The overall effectiveness of the film is slightly muted by its reliance on archetypal characters (addict seeking redemption, ex-convict, femme fatale, etc.), but it still has plenty to say about the current state of the industry. Chef Adam's (Cooper) initial skepticism of, and later reliance on, sous vide (a method so ubiquitous it’s invading amateur cooks' homes) is a running joke. While cross-cutting between Adam's kitchen and that of his rival Reece’s (Matthew Rhys) exposes an even more contentious divide between "old-school" cooking and molecular gastronomy. (I've never even been close to setting foot in El Bulli, but I'd guess that Reece's laboratory-like kitchen was inspired by it). The front-of-house's obsession with identifying potential Michelin inspectors may be laughable to some, but I can confirm that, at establishments frequented by such clients, we take it quite seriously.

Losing a star, or failing to get one when you think you deserve it, is not sad or unfortunate; it's tragic - devastating even. I’ll never forget the look on one sous chef’s face after the executive chef confirmed the news. (Granted, it was bound to be more poignant for him since the press release also stated that his previous place of employment had earned their second star). Particularly at the fine dining level, cooks are driven almost entirely by passion. Why else would we work ridiculous hours that most people deem impossible in environments rife with verbal (and sometimes physical) abuse for such little pay? It's not a job; it's a a livelihood.

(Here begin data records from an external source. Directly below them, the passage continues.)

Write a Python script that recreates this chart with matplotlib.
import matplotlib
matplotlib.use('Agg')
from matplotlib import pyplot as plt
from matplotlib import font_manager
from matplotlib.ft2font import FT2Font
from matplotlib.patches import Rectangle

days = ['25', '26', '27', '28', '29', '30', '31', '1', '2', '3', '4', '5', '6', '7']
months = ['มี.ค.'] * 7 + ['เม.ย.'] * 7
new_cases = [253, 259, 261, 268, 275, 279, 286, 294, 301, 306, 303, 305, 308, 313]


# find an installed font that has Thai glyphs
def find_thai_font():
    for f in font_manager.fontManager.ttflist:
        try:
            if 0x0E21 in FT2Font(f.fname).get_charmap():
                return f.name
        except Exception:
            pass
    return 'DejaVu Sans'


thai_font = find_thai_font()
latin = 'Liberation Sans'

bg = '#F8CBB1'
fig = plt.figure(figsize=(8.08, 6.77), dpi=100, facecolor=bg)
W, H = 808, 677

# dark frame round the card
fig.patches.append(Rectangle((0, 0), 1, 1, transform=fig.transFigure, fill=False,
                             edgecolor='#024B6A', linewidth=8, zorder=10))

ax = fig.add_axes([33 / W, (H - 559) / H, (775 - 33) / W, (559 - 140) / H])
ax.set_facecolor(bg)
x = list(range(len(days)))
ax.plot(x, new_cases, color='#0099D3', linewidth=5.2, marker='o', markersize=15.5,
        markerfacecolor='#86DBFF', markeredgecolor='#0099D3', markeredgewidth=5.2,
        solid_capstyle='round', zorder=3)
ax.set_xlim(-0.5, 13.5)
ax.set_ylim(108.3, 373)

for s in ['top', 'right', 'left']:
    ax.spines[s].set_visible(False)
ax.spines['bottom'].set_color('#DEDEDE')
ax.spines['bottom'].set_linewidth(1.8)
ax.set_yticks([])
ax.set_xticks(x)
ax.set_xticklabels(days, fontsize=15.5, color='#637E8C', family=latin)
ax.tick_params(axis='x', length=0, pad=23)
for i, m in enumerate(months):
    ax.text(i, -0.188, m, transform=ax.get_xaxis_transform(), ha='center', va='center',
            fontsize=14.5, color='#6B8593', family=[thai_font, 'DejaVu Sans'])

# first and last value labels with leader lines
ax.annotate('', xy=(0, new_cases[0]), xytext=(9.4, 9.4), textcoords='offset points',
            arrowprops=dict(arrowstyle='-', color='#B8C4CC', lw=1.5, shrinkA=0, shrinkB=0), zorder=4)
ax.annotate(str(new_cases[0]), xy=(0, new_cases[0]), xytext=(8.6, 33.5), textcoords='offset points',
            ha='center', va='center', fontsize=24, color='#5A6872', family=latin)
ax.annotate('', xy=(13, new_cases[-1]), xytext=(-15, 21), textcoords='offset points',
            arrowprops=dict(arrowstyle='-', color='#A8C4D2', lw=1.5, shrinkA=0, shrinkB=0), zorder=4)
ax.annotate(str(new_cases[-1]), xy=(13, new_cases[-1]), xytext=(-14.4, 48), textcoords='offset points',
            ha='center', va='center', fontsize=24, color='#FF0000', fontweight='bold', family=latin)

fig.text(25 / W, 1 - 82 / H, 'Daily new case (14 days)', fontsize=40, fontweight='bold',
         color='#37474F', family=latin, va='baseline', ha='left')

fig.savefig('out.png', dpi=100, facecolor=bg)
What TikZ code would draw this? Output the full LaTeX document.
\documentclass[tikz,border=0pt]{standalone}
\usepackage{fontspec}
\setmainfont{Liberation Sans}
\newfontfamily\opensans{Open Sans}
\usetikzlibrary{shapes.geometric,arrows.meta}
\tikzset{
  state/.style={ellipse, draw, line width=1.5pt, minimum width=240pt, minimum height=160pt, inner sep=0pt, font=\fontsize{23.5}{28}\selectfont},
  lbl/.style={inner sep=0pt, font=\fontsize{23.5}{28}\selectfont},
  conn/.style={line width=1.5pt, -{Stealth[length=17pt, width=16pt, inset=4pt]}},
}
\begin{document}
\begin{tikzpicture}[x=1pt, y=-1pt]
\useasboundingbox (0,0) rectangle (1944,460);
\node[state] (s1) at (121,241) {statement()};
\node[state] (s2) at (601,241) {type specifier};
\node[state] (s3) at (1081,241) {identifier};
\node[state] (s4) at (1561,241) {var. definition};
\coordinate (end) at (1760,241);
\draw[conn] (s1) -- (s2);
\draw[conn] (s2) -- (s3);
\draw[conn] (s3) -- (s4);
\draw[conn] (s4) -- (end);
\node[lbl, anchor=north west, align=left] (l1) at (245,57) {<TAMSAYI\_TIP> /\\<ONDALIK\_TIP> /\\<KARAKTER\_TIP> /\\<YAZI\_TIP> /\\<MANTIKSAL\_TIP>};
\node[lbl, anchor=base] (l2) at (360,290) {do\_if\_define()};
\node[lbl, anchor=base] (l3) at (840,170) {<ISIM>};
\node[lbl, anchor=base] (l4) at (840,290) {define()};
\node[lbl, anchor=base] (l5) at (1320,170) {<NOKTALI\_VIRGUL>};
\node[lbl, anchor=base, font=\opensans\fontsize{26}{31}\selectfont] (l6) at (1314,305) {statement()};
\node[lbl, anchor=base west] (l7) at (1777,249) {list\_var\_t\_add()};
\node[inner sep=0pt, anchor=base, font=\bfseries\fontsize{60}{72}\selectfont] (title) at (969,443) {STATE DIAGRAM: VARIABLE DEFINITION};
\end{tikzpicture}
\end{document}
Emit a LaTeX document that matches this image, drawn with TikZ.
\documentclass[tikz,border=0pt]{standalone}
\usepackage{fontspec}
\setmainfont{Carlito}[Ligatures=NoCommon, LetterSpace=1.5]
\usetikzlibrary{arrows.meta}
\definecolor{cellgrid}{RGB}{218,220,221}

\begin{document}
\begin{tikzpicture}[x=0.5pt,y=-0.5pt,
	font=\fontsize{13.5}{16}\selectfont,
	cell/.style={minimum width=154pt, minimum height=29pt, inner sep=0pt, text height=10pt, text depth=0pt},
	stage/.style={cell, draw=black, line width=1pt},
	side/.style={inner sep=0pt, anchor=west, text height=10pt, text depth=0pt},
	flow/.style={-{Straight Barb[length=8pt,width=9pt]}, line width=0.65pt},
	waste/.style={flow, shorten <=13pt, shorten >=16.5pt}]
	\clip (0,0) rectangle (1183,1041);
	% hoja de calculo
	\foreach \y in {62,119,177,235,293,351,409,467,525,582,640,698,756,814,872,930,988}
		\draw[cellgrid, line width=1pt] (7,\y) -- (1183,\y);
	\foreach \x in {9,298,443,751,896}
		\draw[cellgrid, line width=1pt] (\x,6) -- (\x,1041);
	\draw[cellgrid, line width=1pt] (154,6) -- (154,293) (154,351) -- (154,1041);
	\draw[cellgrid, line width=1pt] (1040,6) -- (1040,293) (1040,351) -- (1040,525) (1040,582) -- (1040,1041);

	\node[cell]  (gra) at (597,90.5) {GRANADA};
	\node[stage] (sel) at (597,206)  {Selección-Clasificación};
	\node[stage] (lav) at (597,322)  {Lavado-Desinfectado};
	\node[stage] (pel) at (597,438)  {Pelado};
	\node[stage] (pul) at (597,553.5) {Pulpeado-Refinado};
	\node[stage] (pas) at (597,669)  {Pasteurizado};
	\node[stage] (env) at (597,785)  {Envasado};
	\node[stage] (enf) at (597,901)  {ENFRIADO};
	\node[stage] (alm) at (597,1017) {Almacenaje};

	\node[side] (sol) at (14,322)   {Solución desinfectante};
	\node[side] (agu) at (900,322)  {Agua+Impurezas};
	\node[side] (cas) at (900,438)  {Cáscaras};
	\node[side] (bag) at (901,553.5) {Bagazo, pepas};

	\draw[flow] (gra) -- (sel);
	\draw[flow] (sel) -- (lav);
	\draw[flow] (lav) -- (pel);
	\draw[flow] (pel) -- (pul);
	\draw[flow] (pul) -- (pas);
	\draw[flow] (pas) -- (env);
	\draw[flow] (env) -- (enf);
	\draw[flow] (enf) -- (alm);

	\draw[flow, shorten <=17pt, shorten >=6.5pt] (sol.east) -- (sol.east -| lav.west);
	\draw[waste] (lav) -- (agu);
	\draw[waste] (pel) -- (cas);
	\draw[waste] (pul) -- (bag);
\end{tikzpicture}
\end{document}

Some critics thought that vying for a three-star rating was a weak premise. Certainly, many cooks and chefs would not openly admit that they strive for the accolades and the prestige of a Michelin rating, but the titles do carry a lot of weight that inspires them to work harder, longer and better. Others took issue that there was only one female cook, meaning that the film utterly fails the Bechdel test. But unfortunately, as a female in the restaurant industry, had there been more than one female cook it would have seemed grossly unrealistic. In this way, perhaps Burnt is merely an instance in which critics are unable to extrapolate beyond the limits of their own personal experience; fine dining or no, anyone who has ever worked in a kitchen would give the film more merit than what it has received.

Or, the film might be better interpreted as allegory. In food and in cinema, no one ever sets out to create a bad product; rather the creatives in both industries keep plugging away and hoping that people will notice, because success is so tightly coupled with public opinion and critical reception. Yet what of the tastemakers who critique the restaurants and the movies? As a writer specializing in film, I’m constantly aware of the homogeneity of opinion - particularly at festivals, where journalists seemingly compete with each other to get their iteration of the collective consensus online first. We parade around as independent thinkers, with our badges bearing the name of our respective media outlets, but come press time no one wants to be the lone dissenter. Perhaps the culinary world is not so different.  

Today marks the last day that we can call ourselves a one-star Michelin restaurant; once January rolls around, the rankings proclaimed back in October go into effect and the Michelin inspectors start doing the rounds again, gathering evidence for the 2017 guide. 

“What does it mean?” asked a younger cook, as part of a confused flurry of texts in the aftermath of the press release.

It’s dangerous to define oneself by a title like the chefs in Burnt, whose ambition threatens to swallow them whole. And even though the film is a dramatization of the industry, the truth remains that adversity draws the distinction between those who are driven and those who merely want to ride on others’ apron strings. Some cooks have already left or are planning to leave our kitchen, not because of the loss of the star, per se, but simply that turnover in restaurants is inevitable. I plan to stick around, however, so that in ten months’ time when the 2017 guide comes out, my co-workers and I will be celebrating.